If the miners aren’t following gold up it is a warning that gold will correct. Alternatively they are late to the party but either way one should confirm the other.
Golds blowing up. Are treasuries doing the same today? If so, sounds like a lot of money running for safety. What’s changed? What do they know that I don’t?
So what is a reasonable estimate on how high gold will increase in value?
Depends how much money they print. You can rest assured though that it will be a lot and it will never stop … until …
I don’t remember any economics books covering the topic of negative interest rates. Negative interest rates means that the currency is worth less than face value, which it has been since Nixon was President. That is why gold and silver are rising, fear among the savers, who figured out where the bankers are going.
Negative interest rates are based on the absurd premise that time is a liability rather than an asset.
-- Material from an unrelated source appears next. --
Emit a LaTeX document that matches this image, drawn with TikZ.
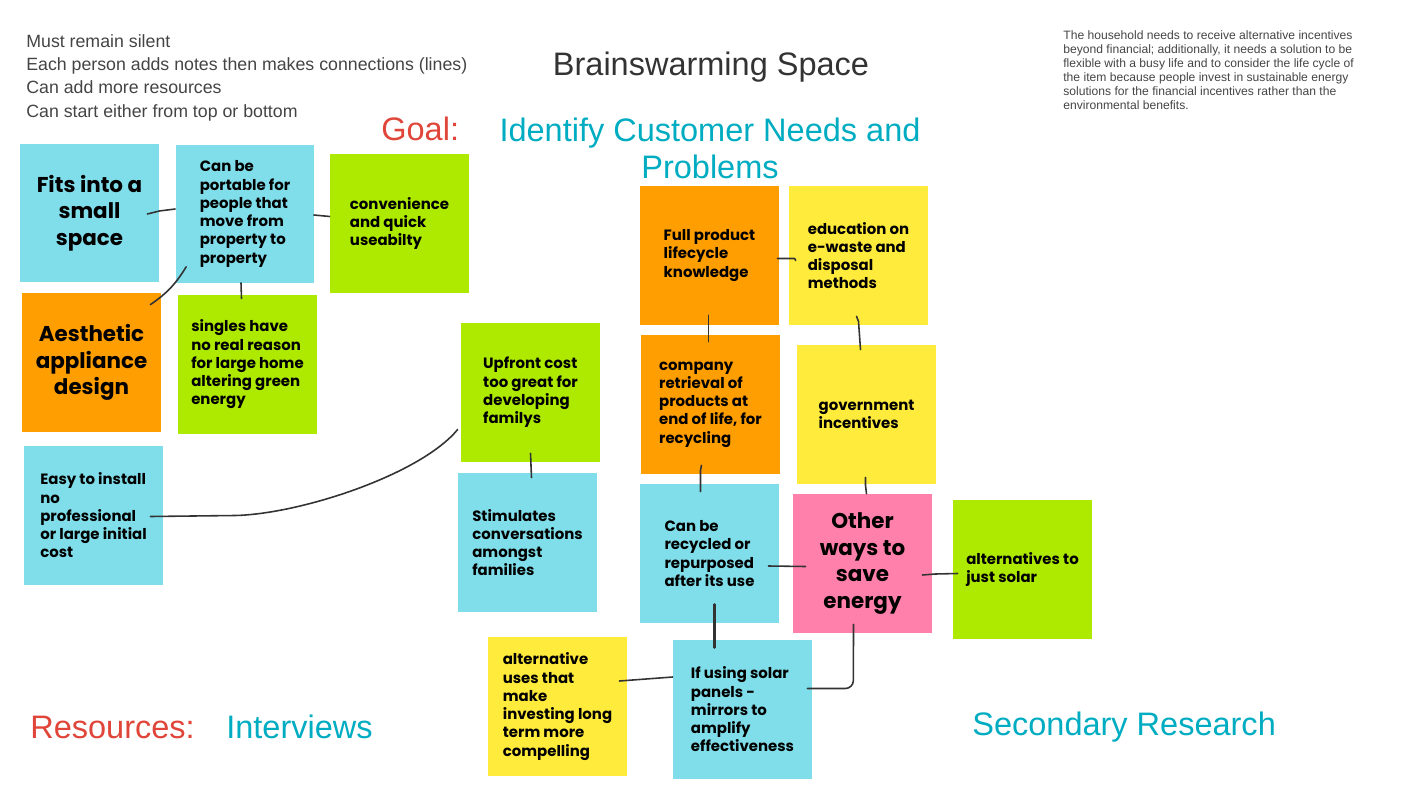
\documentclass[tikz,border=0pt]{standalone}
\usepackage{fontspec}
\setmainfont{Liberation Sans}
\newfontfamily\notefont{Poppins}
\usepackage{tikz}
\usetikzlibrary{calc}
\definecolor{noteblue}{HTML}{80DEEA}
\definecolor{notegreen}{HTML}{AEEA00}
\definecolor{noteorange}{HTML}{FF9E00}
\definecolor{noteyellow}{HTML}{FFEB3B}
\definecolor{notepink}{HTML}{FF80AB}
\definecolor{goalred}{HTML}{E0453A}
\definecolor{tealtext}{HTML}{00ACC1}
\definecolor{darkgray}{HTML}{333333}
\definecolor{textgray}{HTML}{444444}

\tikzset{
  note/.style={minimum width=2.78cm, minimum height=2.78cm, inner sep=0pt,
    align=left, text=black, font=\notefont\bfseries\fontsize{8.5}{10.4}\selectfont},
  bignote/.style={note, align=center, font=\notefont\bfseries\fontsize{12.2}{15}\selectfont},
  link/.style={draw=darkgray, line width=0.9pt, line cap=round, line join=round},
  heading/.style={inner sep=0pt, font=\fontsize{18.5}{21}\selectfont}
}

\begin{document}
\begin{tikzpicture}[x=0.02cm, y=-0.02cm]
  \useasboundingbox (0,0) rectangle (1422,800);
  % texts
  \node[inner sep=0pt, anchor=north west, align=left, text=textgray,
    font=\fontsize{10.1}{13.3}\selectfont] (rules) at (26,34)
    {Must remain silent\\Each person adds notes then makes connections (lines)\\Can add more resources\\Can start either from top or bottom};
  \node[inner sep=0pt, text=darkgray, font=\fontsize{18.5}{22}\selectfont] (title) at (711,67) {Brainswarming Space};
  \node[heading, anchor=west, text=goalred] (goal) at (381,129) {Goal:};
  \node[heading, align=center, text=tealtext] (goaltext) at (710,148) {Identify Customer Needs and\\Problems};
  \node[inner sep=0pt, anchor=north west, align=left, text=textgray,
    font=\fontsize{6.9}{8.05}\selectfont] (summary) at (1063,30)
    {The household needs to receive alternative incentives\\beyond financial; additionally, it needs a solution to be\\flexible with a busy life and to consider the life cycle of\\the item because people invest in sustainable energy\\solutions for the financial incentives rather than the\\environmental benefits.};
  \node[heading, anchor=west, text=goalred] (resources) at (30,727) {Resources:};
  \node[heading, anchor=west, text=tealtext] (interviews) at (226,727) {Interviews};
  \node[heading, anchor=west, text=tealtext] (secondary) at (972,727) {Secondary Research};

  % notes, left group
  \node[bignote, fill=noteblue] (fits) at (89.5,213) {Fits into a\\small\\space};
  \node[note, fill=noteblue] (portable) at (245,214) {Can be\\portable for\\people that\\move from\\property to\\property};
  \node[note, fill=notegreen] (convenience) at (399.5,223.5) {convenience\\and quick\\useabilty};
  \node[bignote, fill=noteorange] (aesthetic) at (91.5,362.5) {Aesthetic\\appliance\\design};
  \node[note, fill=notegreen] (singles) at (247.5,364.5) {singles have\\no real reason\\for large home\\altering green\\energy};
  \node[note, fill=noteblue] (easy) at (93.5,515.5) {Easy to install\\no\\professional\\or large initial\\cost};
  \node[note, fill=notegreen] (upfront) at (530.5,392.5) {Upfront cost\\too great for\\developing\\familys};
  \node[note, fill=noteblue] (stimulates) at (527.5,542.5) {Stimulates\\conversations\\amongst\\families};

  % notes, right group
  \node[note, fill=noteorange] (lifecycle) at (709.5,255.5) {Full product\\lifecycle\\knowledge};
  \node[note, fill=noteyellow] (education) at (858.5,255.5) {education on\\e-waste and\\disposal\\methods};
  \node[note, fill=noteorange] (retrieval) at (710.5,404.5) {company\\retrieval of\\products at\\end of life, for\\recycling};
  \node[note, fill=noteyellow] (government) at (866.5,414.5) {government\\incentives};
  \node[note, fill=noteblue] (recycled) at (709.5,553.5) {Can be\\recycled or\\repurposed\\after its use};
  \node[bignote, fill=notepink] (otherways) at (862.5,563.5) {Other\\ways to\\save\\energy};
  \node[note, fill=notegreen] (justsolar) at (1022.5,569.5) {alternatives to\\just solar};
  \node[note, fill=noteyellow] (altuses) at (557.5,706.5) {alternative\\uses that\\make\\investing long\\term more\\compelling};
  \node[note, fill=noteblue] (solar) at (742.5,709.5) {If using solar\\panels -\\mirrors to\\amplify\\effectiveness};

  % connections
  \draw[link] ($(fits.east)+(-12,1)$) -- ($(fits.east)+(0,-2)$) -- ($(portable.west)+(0,-5)$);
  \draw[link] ($(portable.east)+(-1,1)$) -- ($(convenience.west)+(0,-7)$);
  \draw[link] ($(portable.south west)+(11,-17)$) to[bend left=12] ($(aesthetic.north east)+(-11,12)$);
  \draw[link] ($(portable.south)+(-4,-1)$) -- ($(singles.north)+(-6,4)$);
  \draw[link] ($(easy.east)+(-13,1)$) -- ++(85,-1) .. controls (300,514) and (420,475) .. ($(upfront.west)+(-3,37)$);
  \draw[link] ($(upfront.south)+(0,-9)$) -- ($(stimulates.north)+(4,5)$);
  \draw[link] ($(lifecycle.east)+(-2,3)$) -- ($(education.west)+(6,3)$) -- ++(1,2);
  \draw[link] ($(lifecycle.south)+(-1,-10)$) -- ($(retrieval.north)+(-2,7)$);
  \draw[link] ($(education.south)+(-2,-9)$) -- ++(2,5) -- ($(government.north)+(-6,5)$);
  \draw[link] ($(retrieval.south)+(-9,-9)$) -- ++(-1,5) -- ($(recycled.north)+(-9,8)$);
  \draw[link] ($(government.south)+(-1,-7)$) -- ++(0,8) -- ($(otherways.north)+(4,0)$);
  \draw[link] ($(recycled.east)+(-11,12.5)$) -- ($(otherways.west)+(13,3)$);
  \draw[link] ($(otherways.east)+(-10,11.5)$) -- ++(13,-1) -- ($(justsolar.west)+(5,4)$);
  \draw[link, line width=1.3pt] ($(recycled.south)+(5,-19)$) -- ($(solar.north)+(-28,8)$);
  \draw[link] ($(altuses.east)+(-8,-25.5)$) -- ($(solar.west)+(0,-32.5)$);
  \draw[link, rounded corners=0.16cm] ($(otherways.south)+(-9,-9)$) -- ($(solar.east)+(41,-21)$) -- ($(solar.east)+(-5,-21)$);
\end{tikzpicture}
\end{document}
The fact that the world is headed in this direction shows how badly bankers have botched the global economy.
Negative rates is where investors willingly throw hundred notes on a bonfire. Black is white and up is down. We are doomed.
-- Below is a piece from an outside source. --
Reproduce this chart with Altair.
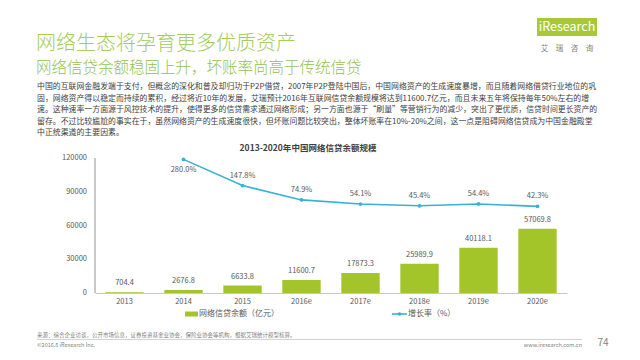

“Wouldn’t using gold as a hedge against the Fed be a bit like fighting the Fed?”
If so it’s been a generally successful fight if you pick your times right
The “Minsky Moment”. As Friedman put it “debt feels good until it doesn’t”.
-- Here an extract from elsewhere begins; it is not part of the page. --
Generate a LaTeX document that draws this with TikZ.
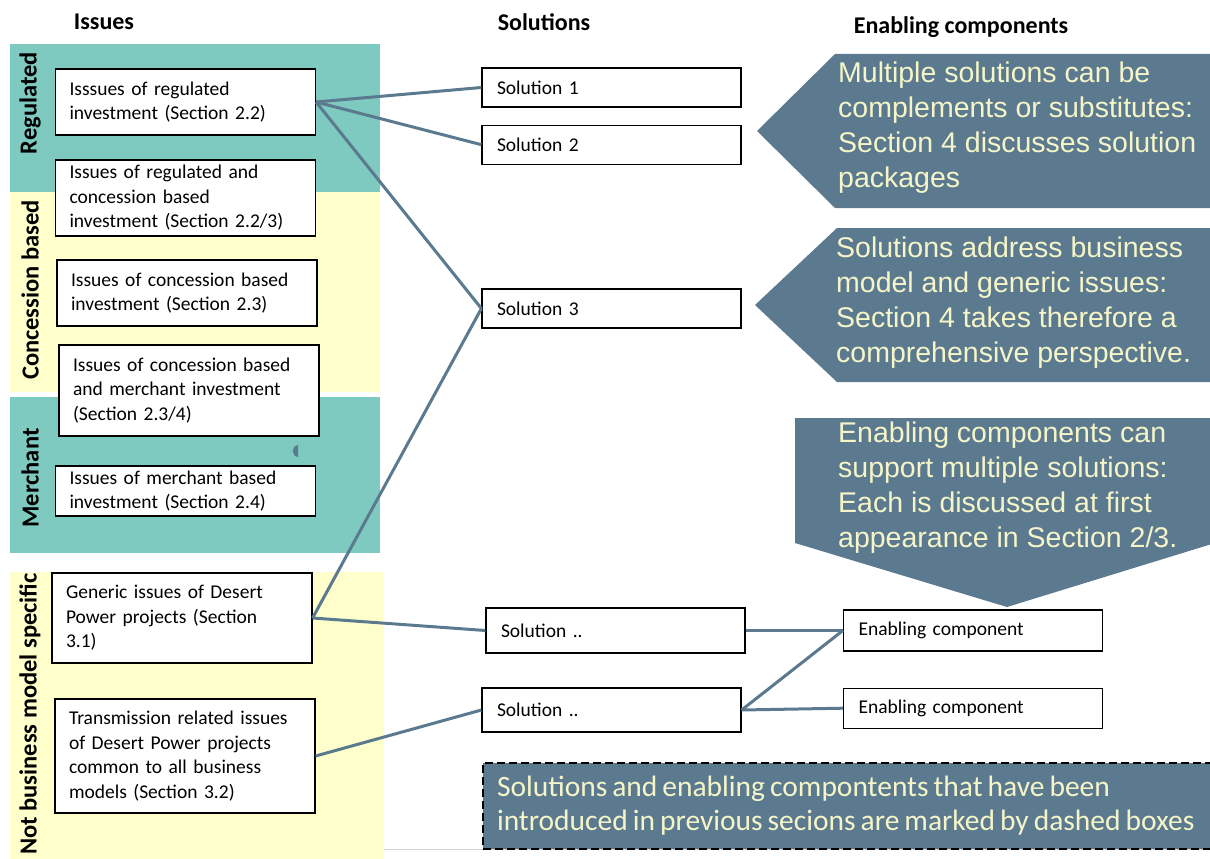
\documentclass[tikz,border=0pt]{standalone}
\usepackage{fontspec}
\setmainfont{Carlito}
\newfontfamily\calloutfont{Liberation Sans}
\usetikzlibrary{positioning}
\definecolor{slate}{RGB}{91,122,143}
\definecolor{bandteal}{RGB}{126,202,192}
\definecolor{bandyellow}{RGB}{255,255,204}
\definecolor{paleyellow}{RGB}{245,245,200}
\newcommand\tightspace{\spaceskip=5pt\relax}

\begin{document}
\begin{tikzpicture}[x=1pt, y=-1pt]
		% styles
		\tikzstyle{issue} = [rectangle, draw, fill=white, line width=1.2pt, text width=232pt, inner xsep=14pt, inner ysep=0pt, align=left, font=\fontsize{19.5}{24.5}\selectfont]
		\tikzstyle{sol} = [rectangle, draw, fill=white, line width=1.2pt, text width=229pt, inner xsep=15pt, inner ysep=0pt, align=left, font=\fontsize{19.5}{22}\selectfont]
		\tikzstyle{band} = [rotate=90, font=\fontsize{24.5}{28}\selectfont\bfseries]
		\tikzstyle{head} = [font=\fontsize{24}{28}\selectfont\bfseries]
		\tikzstyle{link} = [draw=slate, line width=3pt]
		\tikzstyle{calltext} = [anchor=west, inner sep=0pt, text=paleyellow, align=left, font=\calloutfont\fontsize{28.5}{35}\selectfont]
		\useasboundingbox (0,0) rectangle (1210,859);
		
		% column heads
		\node [head] (hissues) at (104,22) {Issues};
		\node [head] (hsol) at (544,22) {Solutions};
		\node [head] (henab) at (961,27) {Enabling components};
		
		% business model bands
		\fill [bandteal] (10,44) rectangle (380,192);
		\fill [bandyellow] (10,192) rectangle (380,392);
		\fill [bandteal] (10,397) rectangle (380,553);
		\fill [bandyellow] (10,572) rectangle (384,859);
		\node [band] (lreg) at (30,103) {Regulated};
		\node [band] (lconc) at (30,290) {Concession based};
		\node [band] (lmerch) at (30,478) {Merchant};
		\node [band] (lnot) at (30,714) {Not business model specific};
		
		% issues
		\node [issue, minimum height=66pt] (regul) at (185.5,102) {Isssues of regulated\\investment (Section 2.2)};
		\node [issue, minimum height=76pt] (regconc) at (185.5,198) {Issues of regulated and\\concession based\\investment (Section 2.2/3)};
		\node [issue, minimum height=66pt] (conc) at (187,293) {Issues of concession based\\investment (Section 2.3)};
		\node [issue, minimum height=91pt] (concmerch) at (189,390.5) {Issues of concession based\\and merchant investment\\(Section 2.3/4)};
		\node [issue, minimum height=50pt] (merch) at (185.5,491) {Issues of merchant based\\investment (Section 2.4)};
		\node [issue, minimum height=90pt] (gener) at (182,618) {Generic issues of Desert\\Power projects (Section\\3.1)};
		\node [issue, minimum height=114pt] (transm) at (185,756) {Transmission related issues\\of Desert Power projects\\common to all business\\models (Section 3.2)};
		\fill [slate] (298,445) .. controls (291,446) and (291,456) .. (298,457) -- cycle;
		
		% solutions and enabling components
		\node [sol, minimum height=39pt] (sol1) at (611.5,87.5) {Solution 1};
		\node [sol, minimum height=39pt, below=17pt of sol1] (sol2) {Solution 2};
		\node [sol, minimum height=39pt] (sol3) at (611.5,308.5) {Solution 3};
		\node [sol, minimum height=45pt] (sola) at (615.5,630.5) {Solution ..};
		\node [sol, minimum height=44pt] (solb) at (611.5,710) {Solution ..};
		\node [sol, minimum height=41pt] (enab1) at (973,630.5) {Enabling component};
		\node [sol, minimum height=40pt, below=36pt of enab1] (enab2) {Enabling component};
		
		% callouts
		\fill [slate] (757,131) -- (835,54) -- (1215,54) -- (1215,208) -- (835,208) -- cycle;
		\node [calltext] (multi) at (838,128) {Multiple solutions can be\\complements or substitutes:\\Section 4 discusses solution\\packages};
		\fill [slate] (755,305) -- (837,228) -- (1215,228) -- (1215,382) -- (837,382) -- cycle;
		\node [calltext] (address) at (836,303) {Solutions address business\\model and generic issues:\\Section 4 takes therefore a\\comprehensive perspective.};
		\fill [slate] (795,418) -- (1215,418) -- (1215,543) -- (1007,607) -- (795,543) -- cycle;
		\node [calltext] (support) at (838,488) {Enabling components can\\support multiple solutions:\\Each is discussed at first\\appearance in Section 2/3.};
		
		% note on dashed boxes
		\draw [gray!35, line width=1pt] (384,849) -- (1210,849);
		\node [draw, dash pattern=on 8pt off 4pt, line width=2pt, fill=slate, anchor=north west, minimum width=726pt, minimum height=86pt, text width=708pt, inner xsep=14pt, align=left, text=paleyellow, font=\fontsize{29.5}{34}\selectfont] (note) at (482,762) {\tightspace Solutions and enabling compontents that have been\\introduced in previous secions are marked by dashed boxes};
		
		% connectors
		\draw [link] (regul.east) -- (sol1.west);
		\draw [link] (regul.east) -- (sol2.west);
		\draw [link] (regul.east) -- (sol3.west);
		\draw [link] (gener.east) -- (sol3.west);
		\draw [link] (gener.east) -- (sola.west);
		\draw [link] (transm.east) -- (solb.west);
		\draw [link] (sola.east) -- (enab1.west);
		\draw [link] (solb.east) -- (enab1.west);
		\draw [link] (solb.east) -- (enab2.west);
\end{tikzpicture}
\end{document}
To me, the situation can be described as ‘you can’t solve a debt problem [GFC] with another debt problem’. During the Great Depression among other things, the Fed lowered margin requirements back to 50% from a bubble-inducing prior 90%. The point is the country rebuilt their balance sheets. Now, the world has done anything but – and another debt problem will not solve a debt problem – it’s just compounding it and the inevitable.
It is hard to believe the Fed didn’t see this coming. Japan has been down this path since the late 80s and repeatedly failed. The Fed can’t do anything about debt but monetize it and hold it on their balance sheet (which is nothing more than some entries on a spreadsheet on a computer) essentially forever. The world has been doing a lot of pretending for a long time but the pretending is about to end.